Published: June 24, 2020

Background

CRISPR-Cas9 has led to great advances in gene editing for a broad spectrum of applications. To further the utility of Cas9, there have been efforts to achieve temporal control over its nuclease activity. While different approaches have focused on regulation of Cas9 or gRNA-regulated CRISPR interference, none of the reported methods enable stringent control of the nuclease activity in bacteria. As a result, there remains a need for improved methods to temporally control Cas9 activity. Currently CRISPR-based editing technologies suffers from low transformation efficiencies caused by the lethality of dsDNA breaks in bacteria and  from associated issues, such as biases in multiplexed libraries towards non-cutting gRNAs.

Technology

Researchers at CU Boulder, led by Biochemistry Professor Robert Batey, have developed compositions and methods for temporal regulation of single guide RNAs (sgRNAs) that comprise a small molecule-binding aptamer in the sgRNA, which enables small-molecule-dependent gene editing in bacteria. They also developed a method for selecting sgRNAs that are dependent on other small molecules of interest.

aptamer diagram

Figure (Top): The aptamer is inserted into the RNA loop (gray) and binding by the theophylline molecule (spheres) is transmitted to the gRNA (blue )via the RNA linker (red).

Figure (Bottom Left): Escapees outgrow edited bacteria and apparent editing efficiency drops when 10% non-targeting gRNA are co-transformed.

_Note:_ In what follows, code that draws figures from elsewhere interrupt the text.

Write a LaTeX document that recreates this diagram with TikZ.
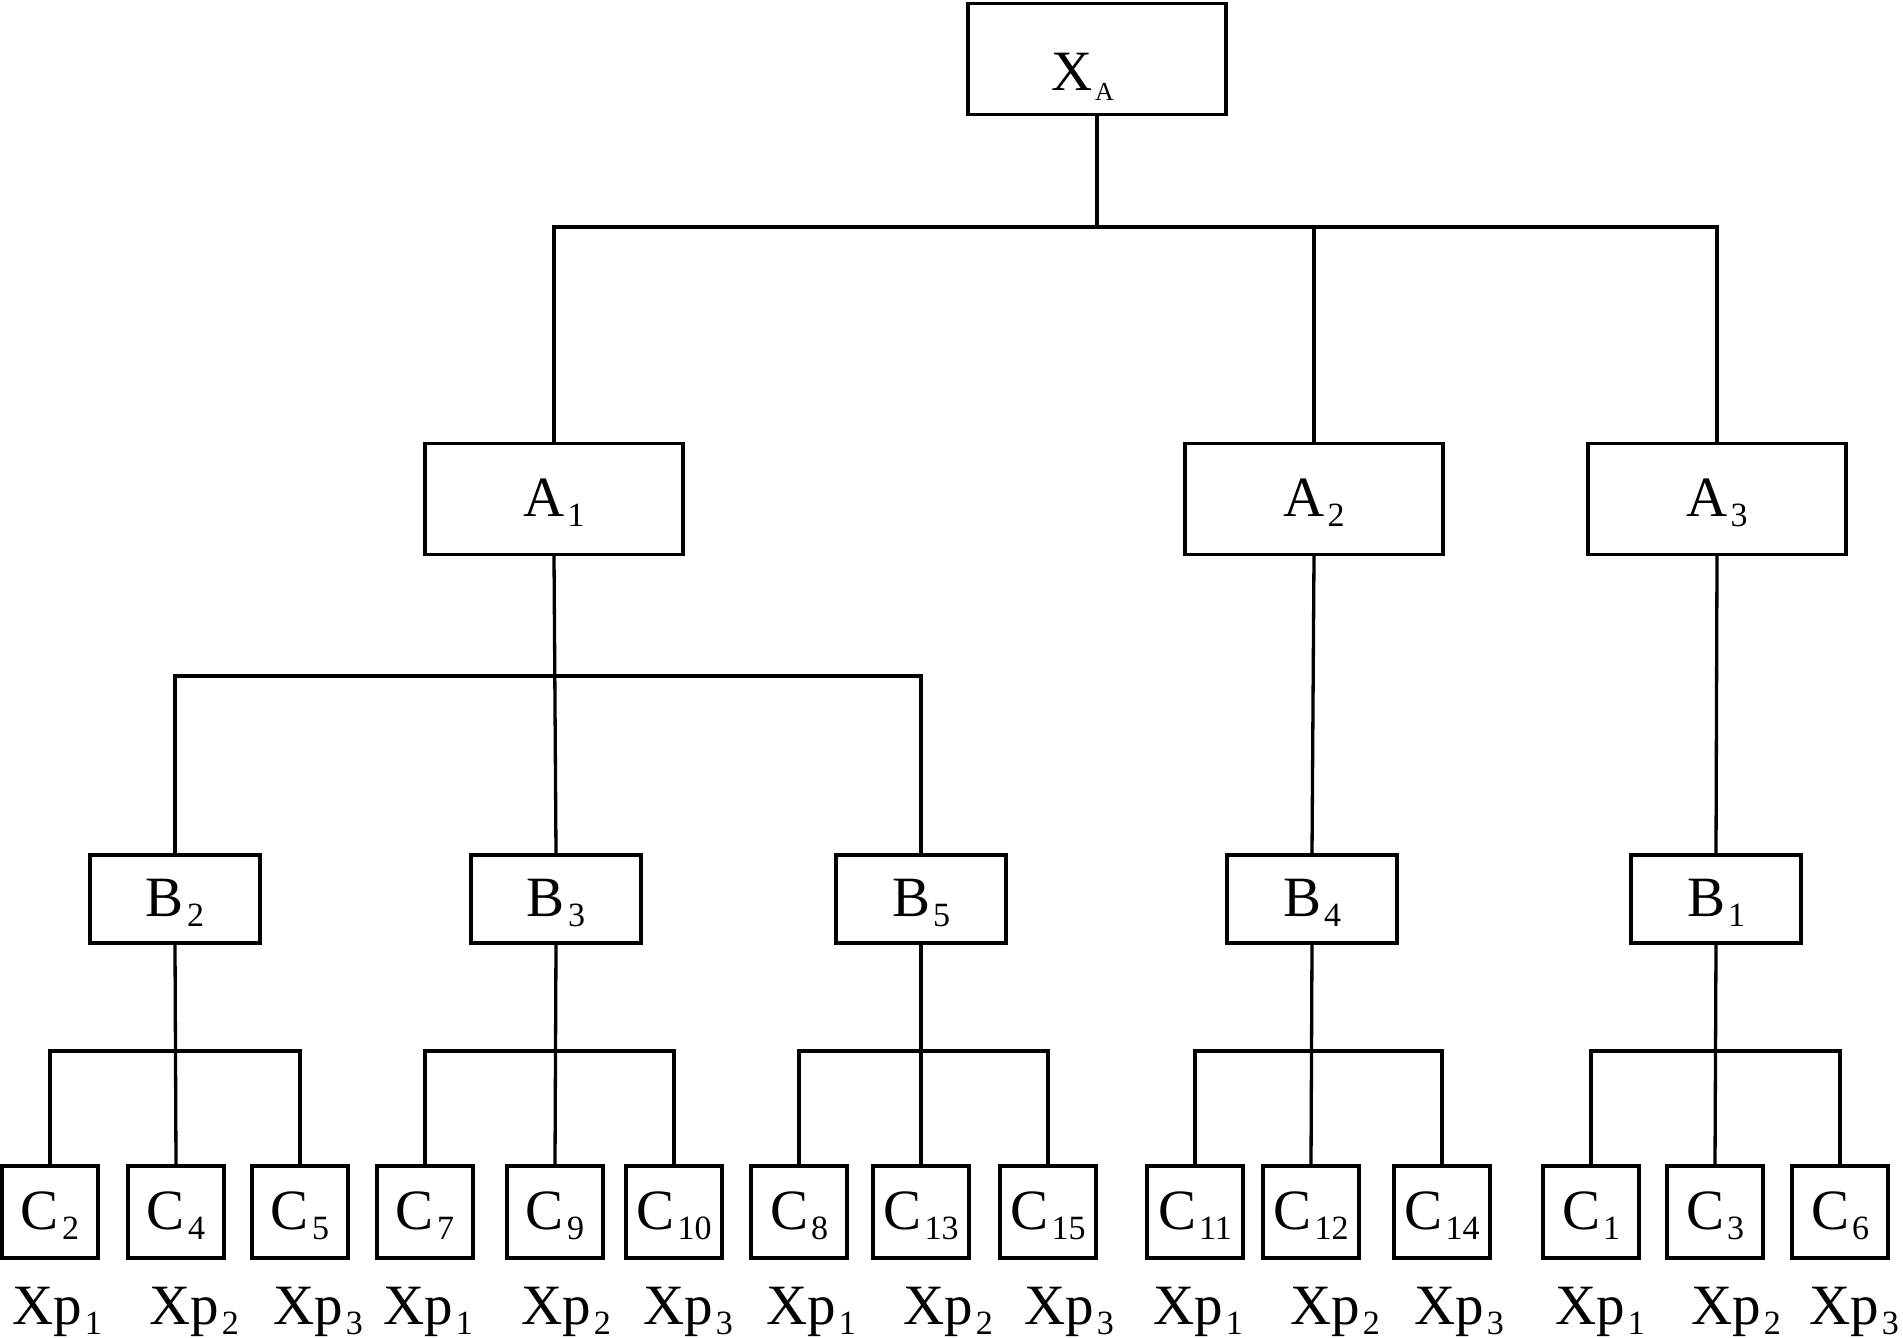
\documentclass[tikz,border=0pt]{standalone}
\usepackage{fontspec}
\setmainfont{Liberation Serif}
\newcommand\sbs[2][34]{\kern3pt\raisebox{-10pt}{\fontsize{#1}{#1}\selectfont #2}}
\begin{document}
\begin{tikzpicture}[x=1pt,y=-1pt, line width=3.3pt, font=\fontsize{57}{60}\selectfont,
  box/.style={draw, rectangle, inner sep=0pt, text height=44pt, text depth=10pt},
  abox/.style={box, minimum width=258pt, minimum height=111pt},
  bbox/.style={box, minimum width=170pt, minimum height=88pt},
  cbox/.style={box, minimum width=96pt, minimum height=92pt},
  lbl/.style={inner sep=0pt, anchor=base}]
\useasboundingbox (0,0) rectangle (1903,1338);
\coordinate (bar1) at (0,227);
\coordinate (bar2) at (0,676);
\coordinate (bar3) at (0,1051);
% top
\node[abox, text height=67pt, text depth=4pt] (XA) at (1097,59) {X\sbs[26]{A}\kern29pt};
% level A
\node[abox] (A1) at (554,499) {A\sbs{1}};
\node[abox] (A2) at (1314,499) {A\sbs{2}};
\node[abox] (A3) at (1717,499) {A\sbs{3}};
% level B
\node[bbox] (B2) at (175,899) {B\sbs{2}};
\node[bbox] (B3) at (556,899) {B\sbs{3}};
\node[bbox] (B5) at (921,899) {B\sbs{5}};
\node[bbox] (B4) at (1312,899) {B\sbs{4}};
\node[bbox] (B1) at (1716,899) {B\sbs{1}};
% level C
\node[cbox] (C2) at (50,1212) {C\sbs{2}};
\node[cbox] (C4) at (176,1212) {C\sbs{4}};
\node[cbox] (C5) at (300,1212) {C\sbs{5}};
\node[cbox] (C7) at (425,1212) {C\sbs{7}};
\node[cbox] (C9) at (555,1212) {C\sbs{9}};
\node[cbox] (C10) at (674,1212) {C\sbs{10}};
\node[cbox] (C8) at (799,1212) {C\sbs{8}};
\node[cbox] (C13) at (921,1212) {C\sbs{13}};
\node[cbox] (C15) at (1048,1212) {C\sbs{15}};
\node[cbox] (C11) at (1195,1212) {C\sbs{11}};
\node[cbox] (C12) at (1311,1212) {C\sbs{12}};
\node[cbox] (C14) at (1442,1212) {C\sbs{14}};
\node[cbox] (C1) at (1591,1212) {C\sbs{1}};
\node[cbox] (C3) at (1715,1212) {C\sbs{3}};
\node[cbox] (C6) at (1840,1212) {C\sbs{6}};
% labels
\node[lbl] (L1) at (57,1324) {Xp\sbs{1}};
\node[lbl] (L2) at (194,1324) {Xp\sbs{2}};
\node[lbl] (L3) at (318,1324) {Xp\sbs{3}};
\node[lbl] (L4) at (428,1324) {Xp\sbs{1}};
\node[lbl] (L5) at (566,1324) {Xp\sbs{2}};
\node[lbl] (L6) at (688,1324) {Xp\sbs{3}};
\node[lbl] (L7) at (811,1324) {Xp\sbs{1}};
\node[lbl] (L8) at (948,1324) {Xp\sbs{2}};
\node[lbl] (L9) at (1069,1324) {Xp\sbs{3}};
\node[lbl] (L10) at (1198,1324) {Xp\sbs{1}};
\node[lbl] (L11) at (1335,1324) {Xp\sbs{2}};
\node[lbl] (L12) at (1459,1324) {Xp\sbs{3}};
\node[lbl] (L13) at (1600,1324) {Xp\sbs{1}};
\node[lbl] (L14) at (1736,1324) {Xp\sbs{2}};
\node[lbl] (L15) at (1854,1324) {Xp\sbs{3}};
% connectors top
\draw (XA.south) -- (XA.south |- bar1);
\draw (A1.north) -- (A1.north |- bar1) -- (A3.north |- bar1) -- (A3.north);
\draw (A2.north) -- (A2.north |- bar1);
% connectors A -> B
\draw (B2.north) -- (B2.north |- bar2) -- (B5.north |- bar2) -- (B5.north);
\draw (A1.south) -- (B3.north);
\draw (A2.south) -- (B4.north);
\draw (A3.south) -- (B1.north);
% connectors B -> C
\draw (C2.north) -- (C2.north |- bar3) -- (C5.north |- bar3) -- (C5.north);
\draw (B2.south) -- (C4.north);
\draw (C7.north) -- (C7.north |- bar3) -- (C10.north |- bar3) -- (C10.north);
\draw (B3.south) -- (C9.north);
\draw (C8.north) -- (C8.north |- bar3) -- (C15.north |- bar3) -- (C15.north);
\draw (B5.south) -- (C13.north);
\draw (C11.north) -- (C11.north |- bar3) -- (C14.north |- bar3) -- (C14.north);
\draw (B4.south) -- (C12.north);
\draw (C1.north) -- (C1.north |- bar3) -- (C6.north |- bar3) -- (C6.north);
\draw (B1.south) -- (C3.north);
\end{tikzpicture}
\end{document}
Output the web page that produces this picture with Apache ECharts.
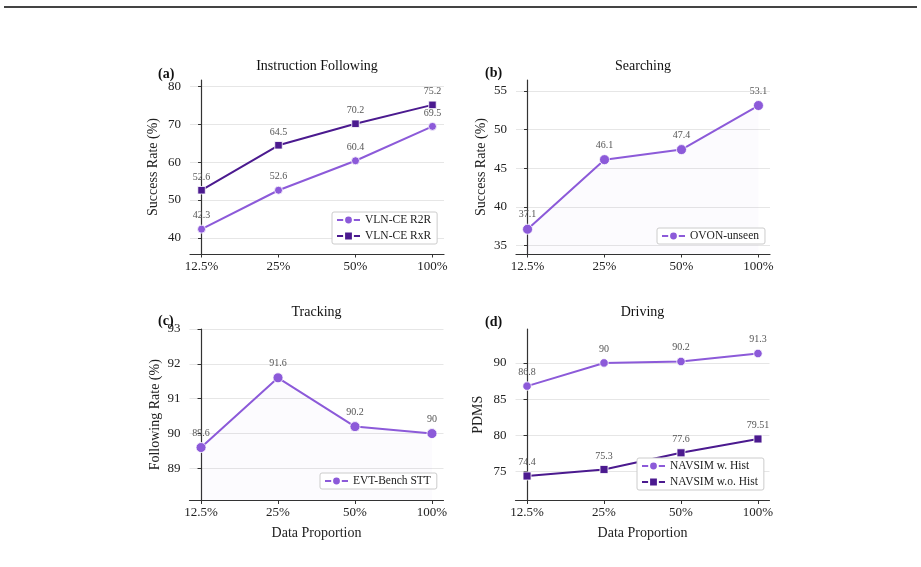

Editing with aptamer-gRNAs alleviates this issue.

Figure (Bottom Right): Inducing gene editing with aptamer-gRNAs increases the CFU of transformants without compromising editing efficiency.

Advantages

Here, novel RNA linkers were used to combine theophylline-and 3-methylxanthine (3MX) binding aptamers with the gRNA, enabling small molecule-dependent editing in Escherichia coli. These activatable guide RNAs enable orthogonal, temporal and post-transcriptional control of in vivo gene editing.

Further, they reduce the death of host cells caused by cuts in the genome, a major limitation of CRISPR-mediated bacterial recombineering. Temporal control of the sgRNAs will allow timing and titration of the nuclease activity to simultaneously increase transformation efficiency and decrease bias towards unedited escapee cells.

What's Next?

This technology is available for non-exclusive licensing.